*WHAT YOU WILL DO:* Identify each line holding the string "chart" and copy it.
========
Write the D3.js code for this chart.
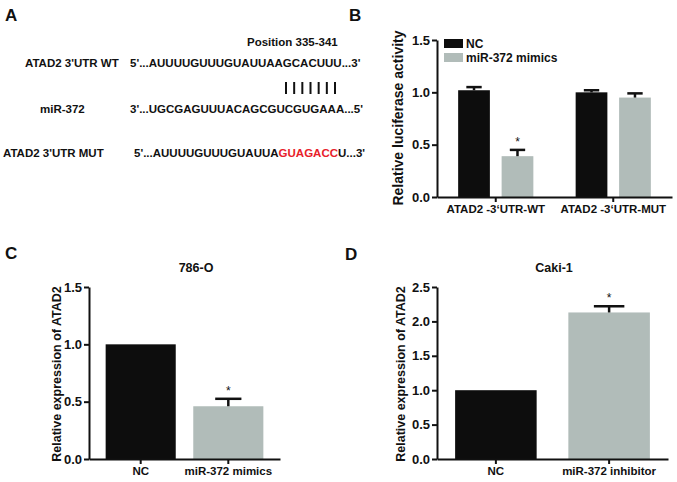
<!DOCTYPE html>
<html>
<head>
<meta charset="utf-8">
<script src="https://cdn.jsdelivr.net/npm/d3@7"></script>
<style>
  body { margin: 0; background: #fff; }
  svg text { font-family: "Liberation Sans", Arial, sans-serif; font-weight: bold; fill: #111; }
  .axis path, .axis line { stroke: #111; stroke-width: 2; }
</style>
</head>
<body>
<div id="chart"></div>
<script>
// panel A: sequence alignment
const seqLabels = ["ATAD2 3'UTR WT", "miR-372", "ATAD2 3'UTR MUT"];
const seqParts = [
  [["5'...AUUUUGUUUGUAUUAAGCACUUU...3'", "#111"]],
  [["3'...UGCGAGUUUACAGCGUCGUGAAA...5'", "#111"]],
  [["5'...AUUUUGUUUGUAUUA", "#111"], ["GUAGACC", "#e8202a"], ["U...3'", "#111"]]
];
const positionLabel = "Position 335-341";
const pairCount = 7;

// panel B: luciferase
const lucGroups = ["ATAD2 -3\u2018UTR-WT", "ATAD2 -3\u2018UTR-MUT"];
const lucSeries = ["NC", "miR-372 mimics"];
const lucValues = [[1.02, 0.39], [1.00, 0.95]];
const lucErrors = [[0.03, 0.06], [0.02, 0.04]];
const lucStars = [[false, true], [false, false]];
const lucTicks = [0, 0.5, 1.0, 1.5];

// panel C: 786-O
const cCats = ["NC", "miR-372 mimics"];
const cValues = [1.0, 0.46];
const cErrors = [0, 0.065];
const cStars = [false, true];
const cTicks = [0, 0.5, 1.0, 1.5];

// panel D: Caki-1
const dCats = ["NC", "miR-372 inhibitor"];
const dValues = [1.0, 2.13];
const dErrors = [0, 0.09];
const dStars = [false, true];
const dTicks = [0, 0.5, 1.0, 1.5, 2.0, 2.5];

const colors = ["#0d0d0d", "#b1bcb9"];

const svg = d3.select("#chart").append("svg").attr("width", 677).attr("height", 482);

// panel letters
[["A", 5, 21], ["B", 349, 21], ["C", 5, 259], ["D", 345, 260]].forEach(p => {
  svg.append("text").text(p[0]).attr("x", p[1]).attr("y", p[2]).style("font-size", "17px");
});

// ---- panel A ----
const rowY = [67, 113, 157];
const labelX = [25, 40, 3];
const seqX = [130, 130, 134];
seqLabels.forEach((l, i) => {
  svg.append("text").text(l).attr("x", labelX[i]).attr("y", rowY[i]).style("font-size", "11.5px");
  const t = svg.append("text").attr("x", seqX[i]).attr("y", rowY[i]).style("font-size", "11.5px");
  seqParts[i].forEach(p => t.append("tspan").text(p[0]).style("fill", p[1]));
});
svg.append("text").text(positionLabel).attr("x", 247).attr("y", 46).style("font-size", "11.5px");
const pairX = d3.scalePoint().domain(d3.range(pairCount)).range([286, 335]);
svg.append("g").selectAll("line").data(d3.range(pairCount)).join("line")
  .attr("x1", d => pairX(d)).attr("x2", d => pairX(d))
  .attr("y1", 82).attr("y2", 94)
  .attr("stroke", "#111").attr("stroke-width", 2);

// shared helpers
function yAxis(g, y, ticks, x) {
  g.append("g").attr("class", "axis").attr("transform", `translate(${x},0)`)
    .call(d3.axisLeft(y).tickValues(ticks).tickSize(5).tickSizeOuter(0).tickFormat(d3.format(".1f")).tickPadding(2))
    .call(s => s.selectAll("text").style("font-size", "13px").style("font-family", null));
}
function xAxis(g, x, y0, labels) {
  g.append("g").attr("class", "axis").attr("transform", `translate(0,${y0})`)
    .call(d3.axisBottom(x).tickSize(5).tickSizeOuter(0).tickPadding(3).tickFormat(i => labels[i]))
    .call(s => s.selectAll("text").style("font-size", "11.5px").style("font-family", null));
}
function yTitle(g, text, cx, cy, size) {
  g.append("text").text(text).attr("text-anchor", "middle")
    .attr("transform", `translate(${cx},${cy}) rotate(-90)`).style("font-size", size);
}
function errorBar(g, cx, bw, yTop, yBar, star) {
  const half = bw * 0.22;
  g.append("line").attr("x1", cx).attr("x2", cx).attr("y1", yBar).attr("y2", yTop)
    .attr("stroke", "#111").attr("stroke-width", 2.5);
  g.append("line").attr("x1", cx - half).attr("x2", cx + half).attr("y1", yTop).attr("y2", yTop)
    .attr("stroke", "#111").attr("stroke-width", 2.5);
  if (star) g.append("text").text("*").attr("x", cx).attr("y", yTop - 4)
    .attr("text-anchor", "middle").style("font-size", "12px").style("font-weight", "normal");
}

// ---- panel B ----
const gB = svg.append("g");
const yB = d3.scaleLinear().domain([0, 1.5]).range([197, 40]);
const xB = d3.scaleBand().domain(d3.range(lucGroups.length)).range([437, 672]).paddingInner(0.36).paddingOuter(0.18);
const xBs = d3.scaleBand().domain(d3.range(lucSeries.length)).range([0, xB.bandwidth()]).paddingInner(0.27);
lucValues.forEach((vals, gi) => {
  vals.forEach((v, si) => {
    const x0 = xB(gi) + xBs(si);
    gB.append("rect").attr("x", x0).attr("y", yB(v)).attr("width", xBs.bandwidth())
      .attr("height", yB(0) - yB(v)).attr("fill", colors[si]);
    errorBar(gB, x0 + xBs.bandwidth() / 2, xBs.bandwidth() * 1.1, yB(v + lucErrors[gi][si]), yB(v), lucStars[gi][si]);
  });
});
yAxis(gB, yB, lucTicks, 437);
xAxis(gB, xB, 197, lucGroups);
yTitle(gB, "Relative luciferase activity", 403, 118, "14px");
const legB = gB.append("g");
lucSeries.forEach((s, i) => {
  legB.append("rect").attr("x", 444).attr("y", 39 + i * 14).attr("width", 19).attr("height", 9).attr("fill", colors[i]);
  legB.append("text").text(s).attr("x", 466).attr("y", 48 + i * 14).style("font-size", "12px");
});

// ---- simple panels C and D ----
function simplePanel(cats, values, errors, stars, ticks, x0, x1, yMax, title, titleX, bandOpts, titleGap) {
  const g = svg.append("g");
  const y = d3.scaleLinear().domain([0, yMax]).range([459, 287]);
  const x = d3.scaleBand().domain(d3.range(cats.length)).range([x0, x1])
    .paddingInner(bandOpts[0]).paddingOuter(bandOpts[1]);
  values.forEach((v, i) => {
    g.append("rect").attr("x", x(i)).attr("y", y(v)).attr("width", x.bandwidth())
      .attr("height", y(0) - y(v)).attr("fill", colors[i]);
    if (errors[i] > 0) errorBar(g, x(i) + x.bandwidth() / 2, x.bandwidth() * 0.85, y(v + errors[i]), y(v), stars[i]);
  });
  yAxis(g, y, ticks, x0);
  xAxis(g, x, 459, cats);
  g.append("text").text(title).attr("x", titleX).attr("y", 272).attr("text-anchor", "middle").style("font-size", "12.5px");
  yTitle(g, "Relative expression of ATAD2", x0 - titleGap, 374, "12.5px");
}
simplePanel(cCats, cValues, cErrors, cStars, cTicks, 89, 280, 1.5, "786-O", 196, [0.2, 0.19], 28);
simplePanel(dCats, dValues, dErrors, dStars, dTicks, 437, 668, 2.5, "Caki-1", 554, [0.28, 0.16], 32);
</script>
</body>
</html>
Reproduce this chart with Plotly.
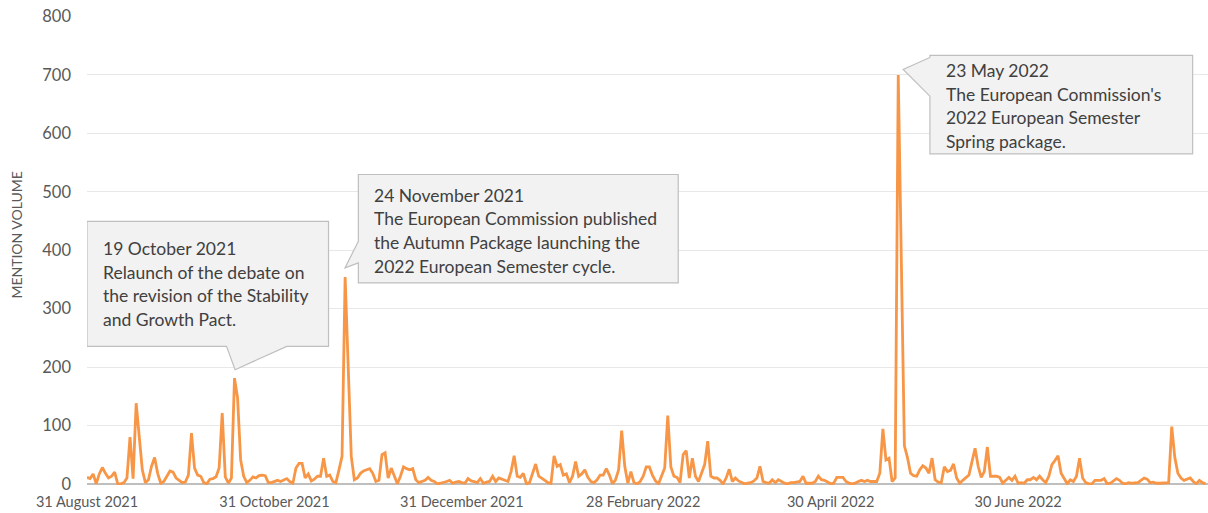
========
*RESPONSE TO THIS TASK:*
Write the D3.js code for this chart.
<div id="chart"></div>
const svg = d3.select("#chart").append("svg").attr("width", 677).attr("height", 482);
Reproduce this chart with Plotly.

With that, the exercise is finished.